- What is asked: Scan the lines and state how many carry "source". Leave out everything but the number.

(Data entries)
__________

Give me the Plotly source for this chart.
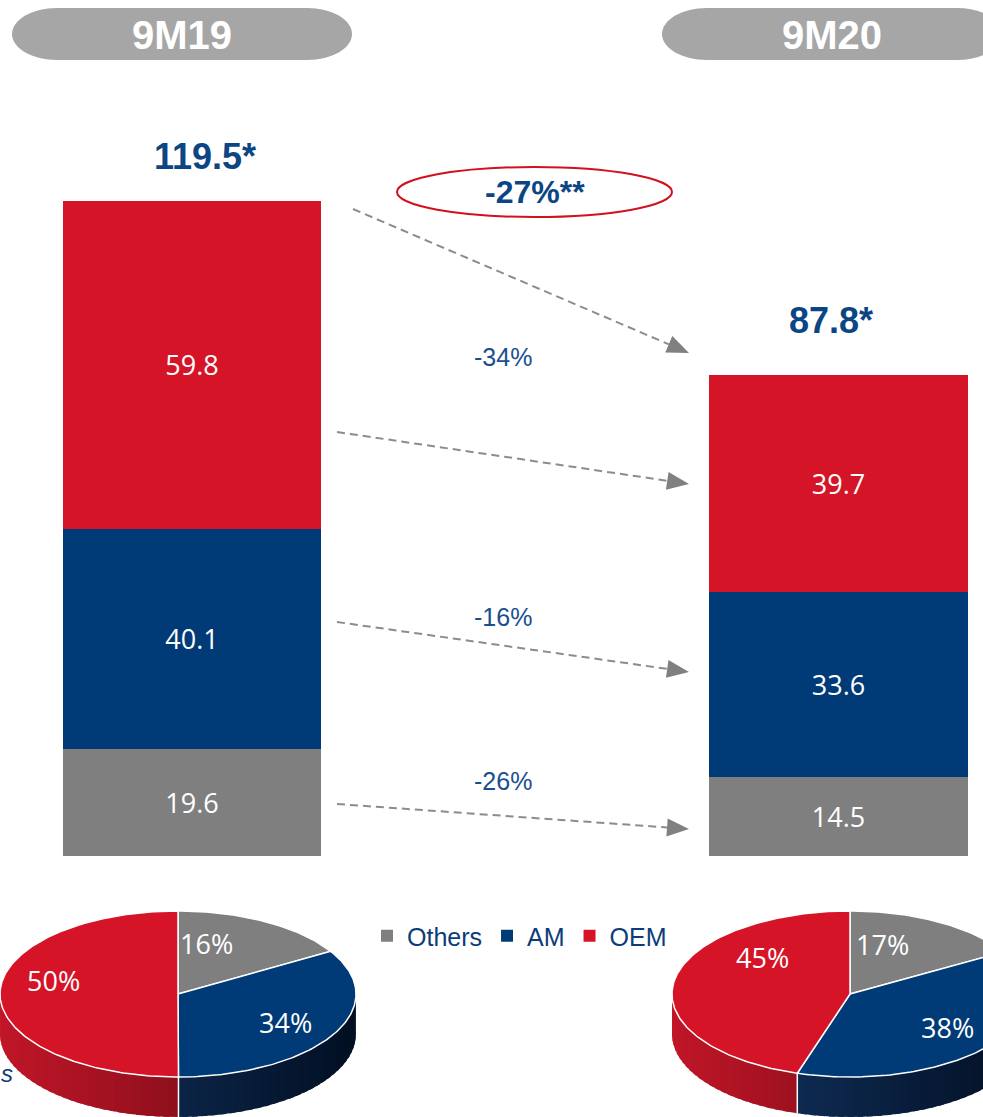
import math
import plotly.graph_objects as go

# ---------------- data ----------------
periods = ["9M19", "9M20"]
segments = ["Others", "AM", "OEM"]
others = [19.6, 14.5]
am = [40.1, 33.6]
oem = [59.8, 39.7]
series = {"Others": others, "AM": am, "OEM": oem}

# ---------------- styles ----------------
W, H = 983, 1117
COL = {"Others": "#7f7f7f", "AM": "#003b77", "OEM": "#d51427"}
SIDE = {"Others": ("#6a6a6a", "#3a3a3a"),
        "AM": ("#14386a", "#020f22"),
        "OEM": ("#c01628", "#5c0810")}
NAVY = "#0b4584"
TXT_BLUE = "#1a4f8e"

BAR_X = [0, 1]
BAR_W = 0.4
X_RANGE = [-192 / 646.5, (W - 192) / 646.5]
PXU = 5.481  # pixels per unit
Y_RANGE = [-(H - 856) / PXU, 856 / PXU]

fig = go.Figure()

# ---------------- stacked bars ----------------
for s in segments:
    fig.add_trace(go.Bar(
        x=BAR_X, y=series[s], name=s, width=BAR_W,
        marker=dict(color=COL[s], line=dict(width=0)),
        texttemplate="%{y:.1f}", textposition="inside", insidetextanchor="middle",
        textangle=0,
        insidetextfont=dict(family="Open Sans", size=27, color="white"),
        hoverinfo="skip", xaxis="x", yaxis="y"))

totals = [others[i] + am[i] + oem[i] for i in range(2)]
tot_xshift = [13, -8]
tot_yshift = [45, 54]
for i in range(2):
    fig.add_annotation(x=BAR_X[i], y=totals[i], xref="x", yref="y",
                       text=f"<b>{totals[i]:.1f}*</b>", showarrow=False,
                       xshift=tot_xshift[i], yshift=tot_yshift[i],
                       font=dict(family="Liberation Sans, Arial", size=36, color=NAVY))

# ---------------- 3D pies (elliptical, from data) ----------------
PIE_CX = [178, 850]
PIE_CY = 994
PA, PB, DEPTH = 178, 83, 40


def hex2rgb(h):
    h = h.lstrip("#")
    return [int(h[i:i + 2], 16) for i in (0, 2, 4)]


def lerp_col(c0, c1, t):
    a, b = hex2rgb(c0), hex2rgb(c1)
    return "rgb(%d,%d,%d)" % tuple(round(a[k] + (b[k] - a[k]) * t) for k in range(3))


def pt(cx, th):
    r = math.radians(th)
    return cx + PA * math.sin(r), PIE_CY - PB * math.cos(r)


pie_label_pos = [[(206, 943), (285, 1022), (53, 980)],
                 [(882, 944), (947, 1027), (762, 957)]]

for p in range(2):
    cx = PIE_CX[p]
    vals = [series[s][p] for s in segments]
    tot = sum(vals)
    bounds = []
    c = 0
    for v in vals:
        bounds.append((c / tot * 360, (c + v) / tot * 360))
        c += v
    # sides (front half: 90..270 deg), drawn as overlapping gradient strips
    for s, (t0, t1) in zip(segments, bounds):
        a0, a1 = max(t0, 90), min(t1, 270)
        if a1 <= a0:
            continue
        n = max(1, int((a1 - a0) / 3))
        for k in range(n):
            u0 = a0 + (a1 - a0) * k / n
            u1 = min(a1, a0 + (a1 - a0) * (k + 1.6) / n)
            xa, ya = pt(cx, u0)
            xb, yb = pt(cx, u1)
            um = math.sin(math.radians((u0 + u1) / 2))
            col = lerp_col(SIDE[s][0], SIDE[s][1], (um + 1) / 2)
            fig.add_trace(go.Scatter(
                x=[xa, xb, xb, xa, xa], y=[ya, yb, yb + DEPTH, ya + DEPTH, ya],
                mode="lines", fill="toself", fillcolor=col,
                line=dict(color=col, width=0), hoverinfo="skip",
                showlegend=False, xaxis="x2", yaxis="y2"))
    for (t0, t1) in bounds:
        if 90 < t0 < 270:
            x0, y0 = pt(cx, t0)
            fig.add_trace(go.Scatter(x=[x0, x0], y=[y0, y0 + DEPTH], mode="lines",
                                     line=dict(color="white", width=1.5),
                                     hoverinfo="skip", showlegend=False,
                                     xaxis="x2", yaxis="y2"))
    # top faces
    for s, (t0, t1), v, lp in zip(segments, bounds, vals, pie_label_pos[p]):
        n = max(2, int(t1 - t0))
        xs, ys = [cx], [PIE_CY]
        for k in range(n + 1):
            x, y = pt(cx, t0 + (t1 - t0) * k / n)
            xs.append(x)
            ys.append(y)
        xs.append(cx)
        ys.append(PIE_CY)
        fig.add_trace(go.Scatter(x=xs, y=ys, mode="lines", fill="toself",
                                 fillcolor=COL[s], line=dict(color="white", width=1.5),
                                 hoverinfo="skip", showlegend=False,
                                 xaxis="x2", yaxis="y2"))
        fig.add_annotation(x=lp[0], y=lp[1], xref="x2", yref="y2",
                           text=f"{v / tot * 100:.0f}%", showarrow=False,
                           font=dict(family="Open Sans", size=27, color="white"))

# ---------------- headers (pills) ----------------
def pill(x0, x1, y0, y1, rx):
    k = 0.5523
    ym = (y0 + y1) / 2
    ry = (y1 - y0) / 2
    return (f"M{x0 + rx},{y0} L{x1 - rx},{y0} "
            f"C{x1 - rx + k * rx},{y0} {x1},{ym - k * ry} {x1},{ym} "
            f"C{x1},{ym + k * ry} {x1 - rx + k * rx},{y1} {x1 - rx},{y1} "
            f"L{x0 + rx},{y1} "
            f"C{x0 + rx - k * rx},{y1} {x0},{ym + k * ry} {x0},{ym} "
            f"C{x0},{ym - k * ry} {x0 + rx - k * rx},{y0} {x0 + rx},{y0} Z")


PILLS = [(12, 352), (662, 1002)]
for (x0, x1), lab in zip(PILLS, periods):
    fig.add_shape(type="path", path=pill(x0, x1, 8, 60, 45), xref="x2", yref="y2",
                  fillcolor="#a6a6a6", line=dict(width=0), layer="below")
    fig.add_annotation(x=(x0 + x1) / 2, y=35, xref="x2", yref="y2", text=f"<b>{lab}</b>",
                       showarrow=False,
                       font=dict(family="Liberation Sans, Arial", size=40, color="white"))

# ---------------- total change ellipse ----------------
tot_chg = (totals[1] / totals[0] - 1) * 100
fig.add_shape(type="circle", x0=397, x1=672, y0=167, y1=217, xref="x2", yref="y2",
              line=dict(color="#d0121f", width=2), fillcolor="rgba(0,0,0,0)")
fig.add_annotation(x=535, y=192, xref="x2", yref="y2", text=f"<b>{tot_chg:.0f}%**</b>",
                   showarrow=False,
                   font=dict(family="Liberation Sans, Arial", size=32, color=NAVY))

# ---------------- arrows ----------------
ARROWS = [(353, 209, 689, 353), (337, 432, 689, 484), (337, 622, 689, 672), (337, 804, 689, 829)]
for (x0, y0, x1, y1) in ARROWS:
    dx, dy = x1 - x0, y1 - y0
    L = math.hypot(dx, dy)
    ux, uy = dx / L, dy / L
    hl, hw = 22, 9
    bx, by = x1 - ux * hl, y1 - uy * hl
    fig.add_shape(type="line", x0=x0, y0=y0, x1=bx, y1=by, xref="x2", yref="y2",
                  line=dict(color="#8c8c8c", width=2, dash="8px,5px"))
    fig.add_shape(type="path", xref="x2", yref="y2",
                  path=f"M{x1},{y1} L{bx - uy * hw},{by + ux * hw} L{bx + uy * hw},{by - ux * hw} Z",
                  fillcolor="#808080", line=dict(width=0))

# segment change labels
CHG_POS = {"OEM": (503, 357), "AM": (503, 617), "Others": (503, 781)}
for s in segments:
    ch = (series[s][1] / series[s][0] - 1) * 100
    fig.add_annotation(x=CHG_POS[s][0], y=CHG_POS[s][1], xref="x2", yref="y2",
                       text=f"{ch:.0f}%", showarrow=False,
                       font=dict(family="Liberation Sans, Arial", size=25, color=TXT_BLUE))

# cropped footnote fragment
fig.add_annotation(x=7, y=1073, xref="x2", yref="y2", text="<i>s</i>", showarrow=False,
                   font=dict(family="Liberation Sans, Arial", size=24, color="#0d3c7a"))

fig.update_layout(
    width=W, height=H, margin=dict(l=0, r=0, t=0, b=0),
    paper_bgcolor="white", plot_bgcolor="rgba(0,0,0,0)",
    barmode="stack", bargap=0,
    xaxis=dict(range=X_RANGE, visible=False, domain=[0, 1], fixedrange=True),
    yaxis=dict(range=Y_RANGE, visible=False, domain=[0, 1], fixedrange=True),
    xaxis2=dict(range=[0, W], visible=False, overlaying="x", anchor="y2", fixedrange=True),
    yaxis2=dict(range=[H, 0], visible=False, overlaying="y", anchor="x2", fixedrange=True),
    showlegend=True,
    legend=dict(orientation="h", x=(380 - 13) / W, xanchor="left",
                y=1 - 936 / H, yanchor="middle", traceorder="normal",
                itemwidth=30,
                font=dict(family="Liberation Sans, Arial", size=25, color="#0d3c7a"),
                bgcolor="rgba(0,0,0,0)", borderwidth=0, itemclick=False,
                itemdoubleclick=False),
)

fig.write_html("out.html", config={"displayModeBar": False, "staticPlot": True},
               post_script="document.body.style.margin='0';document.body.style.overflow='hidden';")
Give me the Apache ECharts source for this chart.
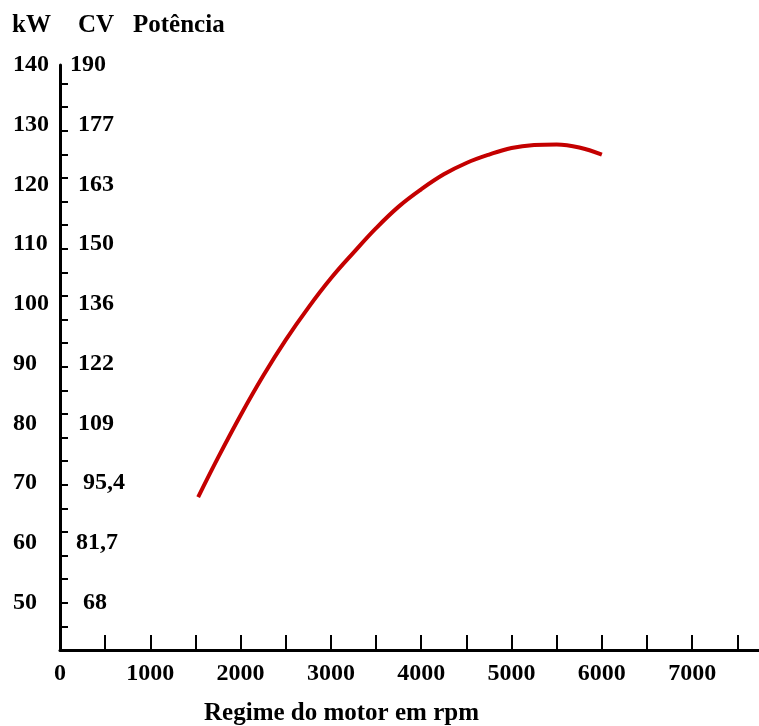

__________

- Task solution: 2